Material provided:
——————————
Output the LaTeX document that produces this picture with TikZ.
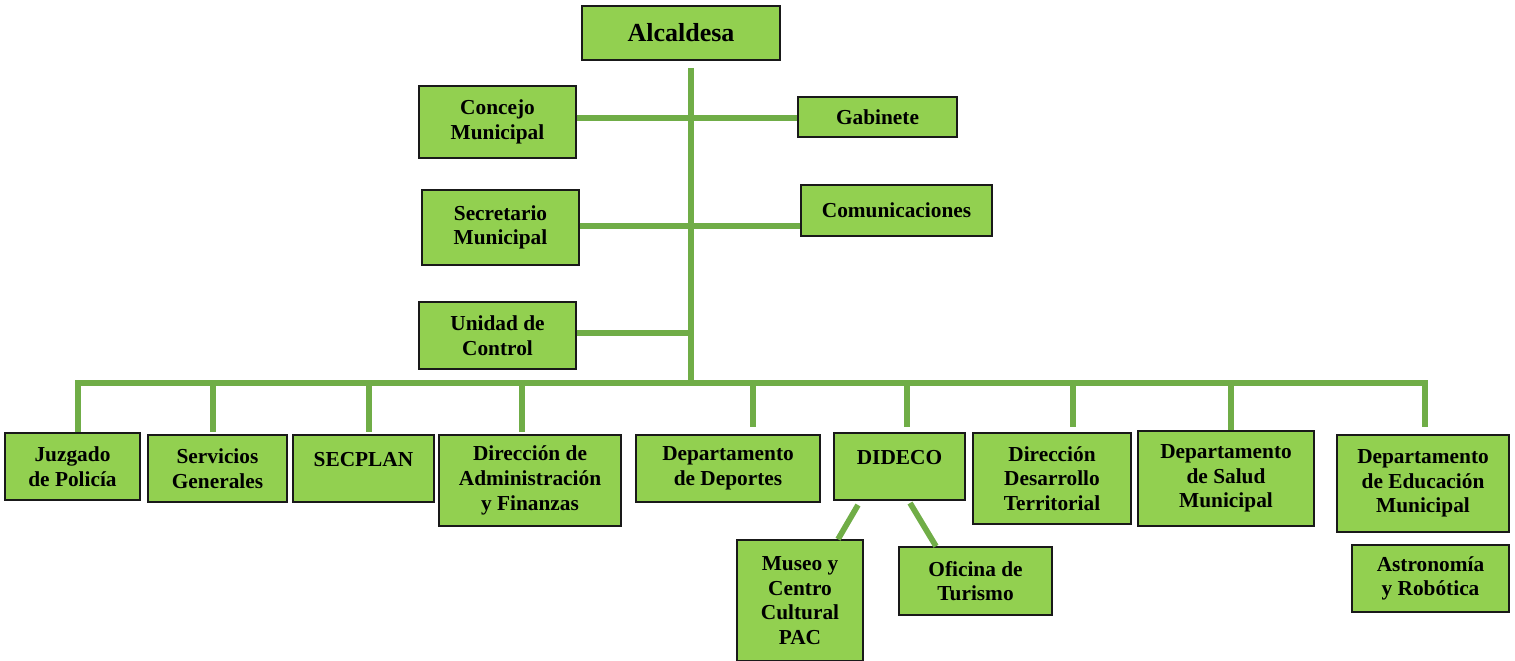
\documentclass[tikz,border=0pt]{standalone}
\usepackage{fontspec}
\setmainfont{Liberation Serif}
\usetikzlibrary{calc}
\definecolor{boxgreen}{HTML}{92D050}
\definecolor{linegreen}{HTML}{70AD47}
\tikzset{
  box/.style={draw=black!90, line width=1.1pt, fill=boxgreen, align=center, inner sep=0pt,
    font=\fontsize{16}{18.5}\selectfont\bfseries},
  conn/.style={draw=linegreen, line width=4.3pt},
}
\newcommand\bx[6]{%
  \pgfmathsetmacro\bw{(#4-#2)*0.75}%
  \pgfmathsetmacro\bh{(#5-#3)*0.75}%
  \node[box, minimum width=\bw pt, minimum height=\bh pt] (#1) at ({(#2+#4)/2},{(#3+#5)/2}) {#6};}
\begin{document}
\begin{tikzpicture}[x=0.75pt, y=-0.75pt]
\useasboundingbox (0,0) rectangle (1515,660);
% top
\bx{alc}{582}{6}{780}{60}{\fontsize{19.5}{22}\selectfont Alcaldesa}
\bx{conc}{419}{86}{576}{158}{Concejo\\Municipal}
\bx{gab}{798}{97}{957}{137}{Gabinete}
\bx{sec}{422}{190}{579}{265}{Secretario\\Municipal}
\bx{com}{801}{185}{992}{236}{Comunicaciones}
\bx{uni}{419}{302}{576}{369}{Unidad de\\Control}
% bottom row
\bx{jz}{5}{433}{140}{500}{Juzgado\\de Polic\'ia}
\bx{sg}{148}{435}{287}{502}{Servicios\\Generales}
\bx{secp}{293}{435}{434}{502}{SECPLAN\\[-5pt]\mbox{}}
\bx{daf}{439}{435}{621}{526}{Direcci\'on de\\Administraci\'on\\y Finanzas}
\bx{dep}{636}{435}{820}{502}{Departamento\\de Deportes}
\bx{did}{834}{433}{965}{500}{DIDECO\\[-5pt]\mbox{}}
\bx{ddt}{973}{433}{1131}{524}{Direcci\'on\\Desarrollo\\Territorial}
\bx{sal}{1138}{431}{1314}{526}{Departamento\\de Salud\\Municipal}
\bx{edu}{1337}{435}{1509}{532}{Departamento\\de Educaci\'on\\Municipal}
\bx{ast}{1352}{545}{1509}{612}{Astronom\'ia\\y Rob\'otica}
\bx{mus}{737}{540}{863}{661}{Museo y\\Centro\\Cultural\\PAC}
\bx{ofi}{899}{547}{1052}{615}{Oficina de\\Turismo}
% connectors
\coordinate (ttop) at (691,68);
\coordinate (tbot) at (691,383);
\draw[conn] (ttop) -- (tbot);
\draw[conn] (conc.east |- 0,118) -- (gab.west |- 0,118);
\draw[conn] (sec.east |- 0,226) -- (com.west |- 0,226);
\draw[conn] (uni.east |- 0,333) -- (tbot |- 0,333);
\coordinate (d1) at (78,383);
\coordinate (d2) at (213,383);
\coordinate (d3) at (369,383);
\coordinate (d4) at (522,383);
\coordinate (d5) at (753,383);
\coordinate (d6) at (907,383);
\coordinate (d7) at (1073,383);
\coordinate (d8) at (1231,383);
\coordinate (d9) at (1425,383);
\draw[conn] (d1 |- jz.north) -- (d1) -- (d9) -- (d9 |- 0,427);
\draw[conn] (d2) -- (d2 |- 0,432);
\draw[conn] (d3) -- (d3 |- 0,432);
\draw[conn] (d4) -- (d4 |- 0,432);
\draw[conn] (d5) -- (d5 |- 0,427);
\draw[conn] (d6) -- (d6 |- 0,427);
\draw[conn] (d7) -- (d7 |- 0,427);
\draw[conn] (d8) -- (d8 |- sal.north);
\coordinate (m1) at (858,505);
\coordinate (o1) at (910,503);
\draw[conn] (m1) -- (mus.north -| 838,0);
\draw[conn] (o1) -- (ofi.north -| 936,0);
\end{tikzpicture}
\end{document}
——————————
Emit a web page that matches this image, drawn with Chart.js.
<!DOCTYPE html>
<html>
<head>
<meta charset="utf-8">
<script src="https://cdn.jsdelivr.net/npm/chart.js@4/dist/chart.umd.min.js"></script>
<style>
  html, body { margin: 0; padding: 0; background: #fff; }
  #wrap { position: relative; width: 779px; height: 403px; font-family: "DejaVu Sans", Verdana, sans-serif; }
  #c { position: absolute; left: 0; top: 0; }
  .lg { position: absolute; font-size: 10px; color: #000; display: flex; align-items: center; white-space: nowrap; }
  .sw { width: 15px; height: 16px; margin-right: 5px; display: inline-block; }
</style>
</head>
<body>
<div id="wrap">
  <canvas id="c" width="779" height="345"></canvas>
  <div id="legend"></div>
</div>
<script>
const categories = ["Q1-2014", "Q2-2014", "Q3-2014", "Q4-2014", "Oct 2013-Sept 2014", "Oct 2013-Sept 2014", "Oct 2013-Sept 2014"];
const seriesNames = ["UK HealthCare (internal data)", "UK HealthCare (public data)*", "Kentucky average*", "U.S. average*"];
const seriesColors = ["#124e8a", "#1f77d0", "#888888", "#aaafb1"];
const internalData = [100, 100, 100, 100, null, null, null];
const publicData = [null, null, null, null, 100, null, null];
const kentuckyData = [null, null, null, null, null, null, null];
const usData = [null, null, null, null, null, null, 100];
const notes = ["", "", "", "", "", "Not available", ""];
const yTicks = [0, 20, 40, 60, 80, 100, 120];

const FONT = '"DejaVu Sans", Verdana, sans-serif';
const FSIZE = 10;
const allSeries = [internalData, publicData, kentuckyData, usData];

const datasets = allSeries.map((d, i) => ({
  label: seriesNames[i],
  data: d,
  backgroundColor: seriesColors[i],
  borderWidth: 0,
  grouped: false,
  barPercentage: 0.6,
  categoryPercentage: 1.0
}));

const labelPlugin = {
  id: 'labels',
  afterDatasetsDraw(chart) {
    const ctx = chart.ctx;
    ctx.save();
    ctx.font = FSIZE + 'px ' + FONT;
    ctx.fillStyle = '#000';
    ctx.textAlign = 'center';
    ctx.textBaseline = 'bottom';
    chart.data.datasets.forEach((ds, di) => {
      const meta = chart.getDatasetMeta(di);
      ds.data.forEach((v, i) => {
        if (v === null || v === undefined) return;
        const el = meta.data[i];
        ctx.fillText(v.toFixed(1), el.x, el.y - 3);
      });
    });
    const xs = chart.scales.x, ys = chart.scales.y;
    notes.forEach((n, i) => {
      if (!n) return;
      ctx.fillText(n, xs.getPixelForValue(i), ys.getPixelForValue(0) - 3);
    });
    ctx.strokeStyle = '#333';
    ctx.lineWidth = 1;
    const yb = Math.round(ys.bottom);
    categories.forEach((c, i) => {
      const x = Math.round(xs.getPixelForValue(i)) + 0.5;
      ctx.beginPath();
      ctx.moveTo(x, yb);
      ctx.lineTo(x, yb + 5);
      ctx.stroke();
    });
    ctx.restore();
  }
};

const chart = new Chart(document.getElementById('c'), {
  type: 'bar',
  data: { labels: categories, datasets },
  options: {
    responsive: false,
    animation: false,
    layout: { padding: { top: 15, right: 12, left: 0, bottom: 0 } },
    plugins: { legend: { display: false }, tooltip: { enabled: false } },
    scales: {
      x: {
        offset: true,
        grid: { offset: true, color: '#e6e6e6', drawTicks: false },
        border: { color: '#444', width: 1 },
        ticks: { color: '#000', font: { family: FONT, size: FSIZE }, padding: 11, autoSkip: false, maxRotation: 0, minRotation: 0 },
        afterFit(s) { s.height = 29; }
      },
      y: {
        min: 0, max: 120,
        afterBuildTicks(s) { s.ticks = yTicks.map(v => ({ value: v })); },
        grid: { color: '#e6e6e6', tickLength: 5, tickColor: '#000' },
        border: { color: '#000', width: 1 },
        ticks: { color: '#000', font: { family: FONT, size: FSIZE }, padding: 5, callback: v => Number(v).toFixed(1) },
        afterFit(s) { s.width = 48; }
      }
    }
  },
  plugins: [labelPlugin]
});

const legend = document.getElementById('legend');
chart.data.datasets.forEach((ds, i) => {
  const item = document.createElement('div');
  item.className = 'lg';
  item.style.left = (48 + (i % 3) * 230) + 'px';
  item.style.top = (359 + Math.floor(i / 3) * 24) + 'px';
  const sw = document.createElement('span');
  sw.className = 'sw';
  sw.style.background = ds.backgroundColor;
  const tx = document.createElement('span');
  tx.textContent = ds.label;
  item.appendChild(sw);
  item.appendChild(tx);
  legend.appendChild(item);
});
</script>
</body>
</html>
——————————
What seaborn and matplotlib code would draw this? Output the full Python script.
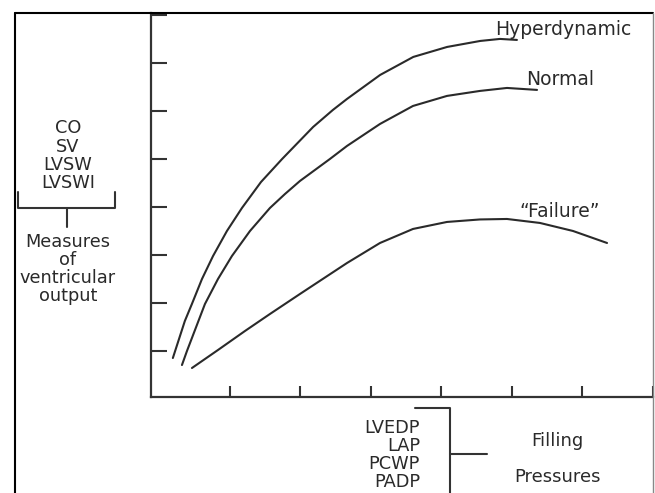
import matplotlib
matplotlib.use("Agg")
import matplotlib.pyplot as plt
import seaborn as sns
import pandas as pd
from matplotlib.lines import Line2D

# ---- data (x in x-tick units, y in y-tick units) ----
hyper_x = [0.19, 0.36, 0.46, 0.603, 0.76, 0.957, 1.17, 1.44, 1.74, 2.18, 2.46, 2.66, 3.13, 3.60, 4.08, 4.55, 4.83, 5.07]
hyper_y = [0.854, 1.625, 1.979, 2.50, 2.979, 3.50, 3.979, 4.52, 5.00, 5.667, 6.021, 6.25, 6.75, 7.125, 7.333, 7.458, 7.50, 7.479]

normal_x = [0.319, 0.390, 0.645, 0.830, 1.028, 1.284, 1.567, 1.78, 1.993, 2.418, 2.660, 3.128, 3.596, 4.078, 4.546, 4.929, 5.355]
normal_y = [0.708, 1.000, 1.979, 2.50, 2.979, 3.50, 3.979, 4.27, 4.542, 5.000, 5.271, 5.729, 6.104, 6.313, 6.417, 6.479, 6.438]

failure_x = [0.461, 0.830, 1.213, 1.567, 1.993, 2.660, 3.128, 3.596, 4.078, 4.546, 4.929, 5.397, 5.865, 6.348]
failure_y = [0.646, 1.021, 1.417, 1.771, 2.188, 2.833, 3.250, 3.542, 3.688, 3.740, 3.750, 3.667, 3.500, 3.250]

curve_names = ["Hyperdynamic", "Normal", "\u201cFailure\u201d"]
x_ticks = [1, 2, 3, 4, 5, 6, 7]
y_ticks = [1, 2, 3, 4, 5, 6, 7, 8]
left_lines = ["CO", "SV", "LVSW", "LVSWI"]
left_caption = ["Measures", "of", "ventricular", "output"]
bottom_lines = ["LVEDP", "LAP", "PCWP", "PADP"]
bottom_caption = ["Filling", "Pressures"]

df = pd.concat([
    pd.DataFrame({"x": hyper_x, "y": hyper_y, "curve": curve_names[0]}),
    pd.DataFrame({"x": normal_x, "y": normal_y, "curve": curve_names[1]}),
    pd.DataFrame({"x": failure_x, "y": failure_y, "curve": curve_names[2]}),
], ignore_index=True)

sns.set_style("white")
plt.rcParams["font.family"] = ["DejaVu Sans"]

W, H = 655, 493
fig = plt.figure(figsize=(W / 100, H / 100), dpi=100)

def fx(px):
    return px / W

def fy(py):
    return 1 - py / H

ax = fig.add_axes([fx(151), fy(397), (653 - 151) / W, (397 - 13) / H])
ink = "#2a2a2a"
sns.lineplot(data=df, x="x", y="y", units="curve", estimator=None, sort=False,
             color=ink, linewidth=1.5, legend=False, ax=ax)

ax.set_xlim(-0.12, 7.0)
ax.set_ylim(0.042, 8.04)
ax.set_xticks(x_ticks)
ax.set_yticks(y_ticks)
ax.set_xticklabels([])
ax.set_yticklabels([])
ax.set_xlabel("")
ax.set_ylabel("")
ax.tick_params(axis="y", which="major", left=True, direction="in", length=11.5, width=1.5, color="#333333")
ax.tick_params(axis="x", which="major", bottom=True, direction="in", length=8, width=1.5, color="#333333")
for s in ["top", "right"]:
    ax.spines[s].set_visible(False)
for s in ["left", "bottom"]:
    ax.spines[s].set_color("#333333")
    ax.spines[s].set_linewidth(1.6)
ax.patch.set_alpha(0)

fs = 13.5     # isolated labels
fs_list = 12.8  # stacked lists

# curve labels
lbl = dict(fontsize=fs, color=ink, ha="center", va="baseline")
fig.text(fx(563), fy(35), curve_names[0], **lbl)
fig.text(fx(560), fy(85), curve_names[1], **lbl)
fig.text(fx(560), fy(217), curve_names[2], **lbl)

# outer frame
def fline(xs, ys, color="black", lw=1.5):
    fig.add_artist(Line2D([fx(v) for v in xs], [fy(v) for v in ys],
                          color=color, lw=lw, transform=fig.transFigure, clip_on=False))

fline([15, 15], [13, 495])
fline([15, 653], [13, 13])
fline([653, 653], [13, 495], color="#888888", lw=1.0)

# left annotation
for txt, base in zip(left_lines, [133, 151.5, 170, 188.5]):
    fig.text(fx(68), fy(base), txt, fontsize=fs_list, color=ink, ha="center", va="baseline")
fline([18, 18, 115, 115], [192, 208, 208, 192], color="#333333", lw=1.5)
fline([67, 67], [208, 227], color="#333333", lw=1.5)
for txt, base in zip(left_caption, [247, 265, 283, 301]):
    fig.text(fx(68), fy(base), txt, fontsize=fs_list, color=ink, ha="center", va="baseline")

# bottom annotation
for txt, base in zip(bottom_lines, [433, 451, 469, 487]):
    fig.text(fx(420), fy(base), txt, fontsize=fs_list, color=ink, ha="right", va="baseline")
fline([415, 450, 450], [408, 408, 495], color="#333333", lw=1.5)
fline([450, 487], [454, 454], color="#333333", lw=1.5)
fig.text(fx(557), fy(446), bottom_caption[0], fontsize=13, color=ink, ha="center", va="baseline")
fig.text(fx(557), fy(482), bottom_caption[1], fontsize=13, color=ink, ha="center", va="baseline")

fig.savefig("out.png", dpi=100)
——————————
Aim:
Transcribe only the lines above that start at the line containing "What seaborn and" and end at the line containing "fig = plt.figure(figsize=(W". Omit pictures.

Result of the task:
What seaborn and matplotlib code would draw this? Output the full Python script.
import matplotlib
matplotlib.use("Agg")
import matplotlib.pyplot as plt
import seaborn as sns
import pandas as pd
from matplotlib.lines import Line2D

# ---- data (x in x-tick units, y in y-tick units) ----
hyper_x = [0.19, 0.36, 0.46, 0.603, 0.76, 0.957, 1.17, 1.44, 1.74, 2.18, 2.46, 2.66, 3.13, 3.60, 4.08, 4.55, 4.83, 5.07]
hyper_y = [0.854, 1.625, 1.979, 2.50, 2.979, 3.50, 3.979, 4.52, 5.00, 5.667, 6.021, 6.25, 6.75, 7.125, 7.333, 7.458, 7.50, 7.479]

normal_x = [0.319, 0.390, 0.645, 0.830, 1.028, 1.284, 1.567, 1.78, 1.993, 2.418, 2.660, 3.128, 3.596, 4.078, 4.546, 4.929, 5.355]
normal_y = [0.708, 1.000, 1.979, 2.50, 2.979, 3.50, 3.979, 4.27, 4.542, 5.000, 5.271, 5.729, 6.104, 6.313, 6.417, 6.479, 6.438]

failure_x = [0.461, 0.830, 1.213, 1.567, 1.993, 2.660, 3.128, 3.596, 4.078, 4.546, 4.929, 5.397, 5.865, 6.348]
failure_y = [0.646, 1.021, 1.417, 1.771, 2.188, 2.833, 3.250, 3.542, 3.688, 3.740, 3.750, 3.667, 3.500, 3.250]

curve_names = ["Hyperdynamic", "Normal", "\u201cFailure\u201d"]
x_ticks = [1, 2, 3, 4, 5, 6, 7]
y_ticks = [1, 2, 3, 4, 5, 6, 7, 8]
left_lines = ["CO", "SV", "LVSW", "LVSWI"]
left_caption = ["Measures", "of", "ventricular", "output"]
bottom_lines = ["LVEDP", "LAP", "PCWP", "PADP"]
bottom_caption = ["Filling", "Pressures"]

df = pd.concat([
    pd.DataFrame({"x": hyper_x, "y": hyper_y, "curve": curve_names[0]}),
    pd.DataFrame({"x": normal_x, "y": normal_y, "curve": curve_names[1]}),
    pd.DataFrame({"x": failure_x, "y": failure_y, "curve": curve_names[2]}),
], ignore_index=True)

sns.set_style("white")
plt.rcParams["font.family"] = ["DejaVu Sans"]

W, H = 655, 493
fig = plt.figure(figsize=(W / 100, H / 100), dpi=100)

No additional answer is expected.